Show all lines from the listing below that contain "this".

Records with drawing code
········
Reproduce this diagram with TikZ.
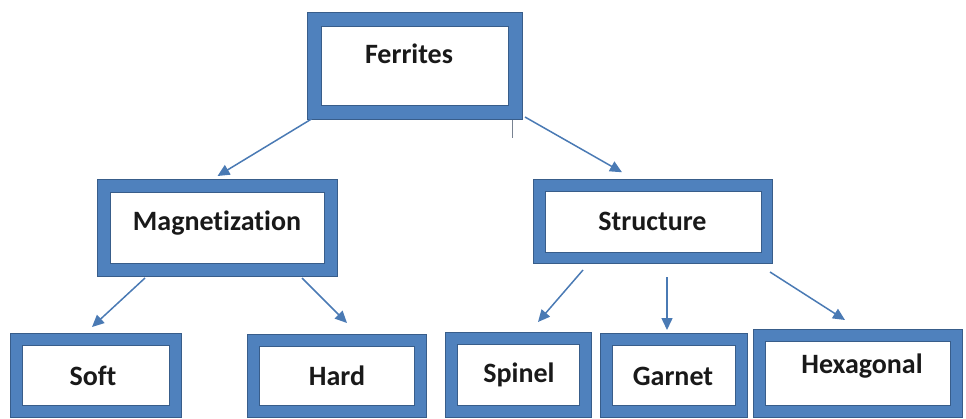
\documentclass[tikz,border=0pt]{standalone}
\usepackage{fontspec}
\setmainfont{Carlito}[Ligatures={NoCommon}]
\usetikzlibrary{arrows.meta}
\definecolor{frameblue}{RGB}{79,129,189}
\definecolor{framedark}{RGB}{56,93,138}
\definecolor{arrowblue}{RGB}{74,122,180}
\definecolor{tickgrey}{RGB}{120,130,145}
\begin{document}
\begin{tikzpicture}[x=1pt,y=-1pt,
  frame/.style={rectangle, draw=framedark, line width=1pt, double=frameblue,
    double distance=#1, fill=white, inner sep=0pt, outer sep=0pt},
  frame/.default=11pt,
  boxtext/.style={anchor=base, inner sep=0pt, text=black!90,
    font=\fontsize{28}{32}\selectfont\bfseries},
  link/.style={draw=arrowblue, line width=1.5pt,
    -{Triangle[length=12pt,width=11pt]}},
]
\useasboundingbox (0,0) rectangle (966,418);

% framed boxes
\node[frame=13pt, minimum width=201pt, minimum height=93pt] (ferr) at (415,66) {};
\node[frame=12pt, minimum width=227pt, minimum height=84pt] (mag) at (217.5,228) {};
\node[frame=10.5pt, minimum width=227.5pt, minimum height=72.5pt] (str) at (653,221.5) {};
\node[frame, minimum width=159pt, minimum height=72pt] (soft) at (96,375.5) {};
\node[frame, minimum width=167pt, minimum height=71pt] (hard) at (337,376) {};
\node[frame, minimum width=134pt, minimum height=73pt] (spin) at (518.5,375) {};
\node[frame, minimum width=135pt, minimum height=72pt] (gar) at (674,375.5) {};
\node[frame, minimum width=197pt, minimum height=76pt] (hex) at (857.5,373) {};

% box captions
\node[boxtext] (tferr) at (409,63) {Ferrites};
\node[boxtext] (tmag) at (217,230) {Magnetization};
\node[boxtext] (tstr) at (652.5,230) {Structure};
\node[boxtext] (tsoft) at (93,385) {Soft};
\node[boxtext] (thard) at (337,385) {Hard};
\node[boxtext] (tspin) at (519,382) {Spinel};
\node[boxtext] (tgar) at (673,385) {Garnet};
\node[boxtext] (thex) at (862,373) {Hexagonal};

% short stub under the top box
\coordinate (tickend) at ([xshift=97pt,yshift=-25.5pt]ferr.south);
\draw[tickgrey, line width=0.8pt] ([xshift=97pt,yshift=-7.5pt]ferr.south) -- (tickend);

% connectors
\draw[link] ([xshift=-3pt,yshift=-6.5pt]ferr.south west) -- ([yshift=10pt]mag.north);
\draw[link] ([xshift=9.5pt,yshift=-4.5pt]ferr.south east) -- ([xshift=-31pt,yshift=13pt]str.north);
\draw[link] ([xshift=-72.5pt,yshift=-8pt]mag.south) -- ([xshift=-4pt,yshift=12.5pt]soft.north);
\draw[link] ([xshift=84.5pt,yshift=-8pt]mag.south) -- ([xshift=10pt,yshift=17.5pt]hard.north);
\draw[link] ([xshift=-70pt,yshift=-12.25pt]str.south) -- ([xshift=19.5pt,yshift=16.5pt]spin.north);
\draw[link] ([xshift=14pt,yshift=-19.25pt]str.south) -- ([xshift=-7pt,yshift=9.5pt]gar.north);
\draw[link] ([xshift=117pt,yshift=-14.25pt]str.south) -- ([xshift=-12.5pt,yshift=15pt]hex.north);
\end{tikzpicture}
\end{document}
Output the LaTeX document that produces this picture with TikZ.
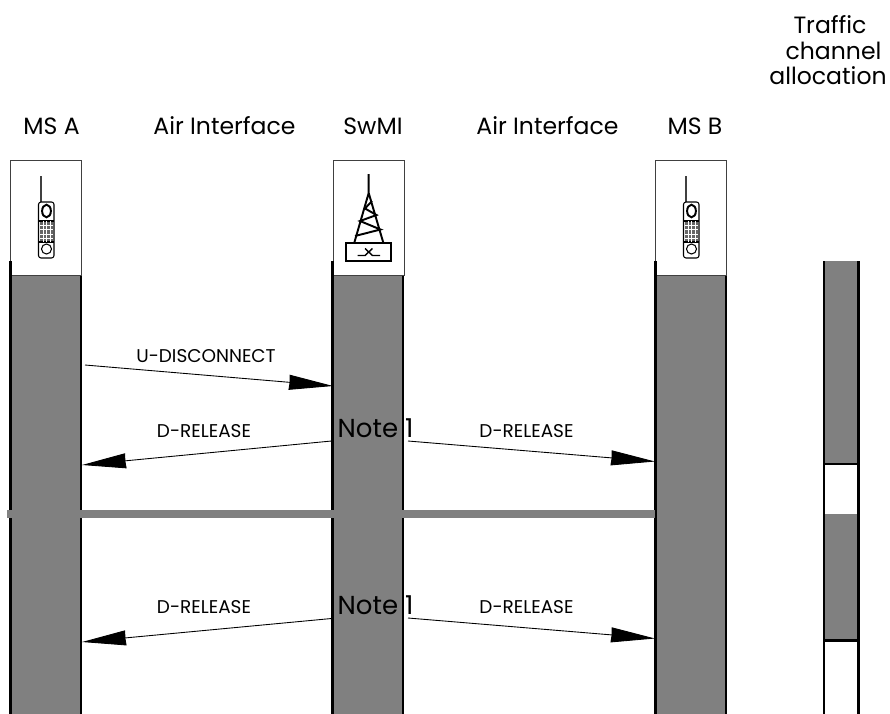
\documentclass[tikz,border=0pt]{standalone}
\usepackage{fontspec}
\setmainfont{Poppins}
\usetikzlibrary{arrows.meta}
\definecolor{bargray}{gray}{0.5}
\tikzset{
  lifebar/.style={fill=bargray, minimum width=1.42cm, minimum height=8.8cm, inner sep=0pt},
  iconbox/.style={draw=black!75, fill=white, line width=0.5pt, minimum width=1.42cm, minimum height=2.3cm, inner sep=0pt},
  sideline/.style={line width=1.5pt},
  msg/.style={line width=0.5pt, -{Stealth[length=0.88cm, width=0.3cm, inset=0.01cm]}},
  msglabel/.style={font=\fontsize{10.5}{12}\selectfont, inner sep=0pt},
  head/.style={font=\fontsize{13.4}{13}\selectfont, inner sep=0pt},
  note/.style={font=\fontsize{14.8}{16}\selectfont, inner sep=0pt},
  msphone/.pic={
    \fill[black!75] (40,176) rectangle (41.8,202);
    \draw[line width=0.6pt, rounded corners=0.05cm] (38.5,202) rectangle (54,258);
    \draw[line width=1.1pt] (46.5,211) ellipse (4.4 and 6.3);
    \fill[black!60] (40,221) rectangle (53,242);
    \draw[line width=0.8pt] (38.5,221) -- (54,221) (38.5,242) -- (54,242);
    \draw[white, line width=0.3pt] (43.2,221) -- (43.2,242) (46.5,221) -- (46.5,242) (49.8,221) -- (49.8,242)
      (40,225) -- (53,225) (40,229.5) -- (53,229.5) (40,234) -- (53,234) (40,238) -- (53,238);
    \draw[line width=0.6pt] (46.5,249) circle (5);
  },
  swmimast/.pic={
    \draw[line width=1.1pt] (368.7,174) -- (368.7,193) -- (354.3,242.7) (368.7,193) -- (383.3,242.7);
    \draw[line width=1.1pt] (355,236) -- (380.5,229.5) -- (360,221) -- (376.5,215) -- (365,208.5) -- (372,201);
    \draw[line width=1.1pt] (346,242.7) rectangle (391.3,260.7);
    \draw[line width=0.8pt] (357.5,255.5) -- (365,255.5) -- (372.5,248.5) (365,248.5) -- (372.5,255.5) -- (380,255.5);
  }
}
\begin{document}
\begin{tikzpicture}[x=0.02cm, y=-0.02cm]
  \useasboundingbox (0,0) rectangle (890,714);
  \node[lifebar] (barA) at (46,495) {};
  \node[lifebar] (barS) at (368,495) {};
  \node[lifebar] (barB) at (691,495) {};
  \node[iconbox] (boxA) at (46,217.5) {};
  \node[iconbox] (boxS) at (368.5,217.5) {};
  \node[iconbox] (boxB) at (691,217.5) {};
  \draw[sideline] (10.5,261) -- (10.5,714) (81,276) -- (81,714);
  \draw[sideline] (332.5,261) -- (332.5,714) (403,276) -- (403,714);
  \draw[sideline] (655.5,261) -- (655.5,714) (726,276) -- (726,714);
  \pic {msphone};
  \pic at (645,0) {msphone};
  \pic {swmimast};

  \fill[bargray] (825,261) rectangle (858,463);
  \fill[bargray] (825,514) rectangle (858,640);
  \draw[sideline] (824,261) -- (824,714) (858.5,261) -- (858.5,714);
  \draw[line width=1.2pt] (824,464) -- (858.5,464) (824,640.5) -- (858.5,640.5);

  \fill[bargray] (7,510) rectangle (655,518);

  \coordinate (discA) at (85,365);
  \coordinate (discS) at (333,386);
  \coordinate (relSa) at (331.5,441);
  \coordinate (relA) at (82,465);
  \coordinate (relSb) at (408,441);
  \coordinate (relB) at (655,461.5);
  \coordinate (endSa) at (331.5,618.5);
  \coordinate (endA) at (82,642);
  \coordinate (endSb) at (408,618);
  \coordinate (endB) at (655,638.5);
  \draw[msg] (discA) -- (discS);
  \draw[msg] (relSa) -- (relA);
  \draw[msg] (relSb) -- (relB);
  \draw[msg] (endSa) -- (endA);
  \draw[msg] (endSb) -- (endB);

  \node[head] (nameA) at (51.5,126) {MS A};
  \node[head] (airA) at (224.5,126) {Air Interface};
  \node[head] (nameS) at (373,126) {SwMI};
  \node[head] (airB) at (547.5,126) {Air Interface};
  \node[head] (nameB) at (695,126) {MS B};
  \node[head] (trafficA) at (830,25) {Traffic};
  \node[head] (trafficB) at (833.5,51) {channel};
  \node[head] (trafficC) at (828,76) {allocation};
  \node[msglabel] (labDisc) at (206,356) {U-DISCONNECT};
  \node[msglabel] (labRelA) at (204,431) {D-RELEASE};
  \node[msglabel] (labRelB) at (526.5,431) {D-RELEASE};
  \node[msglabel] (labEndA) at (204,607) {D-RELEASE};
  \node[msglabel] (labEndB) at (526.5,607) {D-RELEASE};
  \node[note] (noteA) at (375.5,428) {Note 1};
  \node[note] (noteB) at (375.5,605) {Note 1};
\end{tikzpicture}
\end{document}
········
### SOLVED PROBLEM:
Reproduce this diagram with TikZ.
Output the LaTeX document that produces this picture with TikZ.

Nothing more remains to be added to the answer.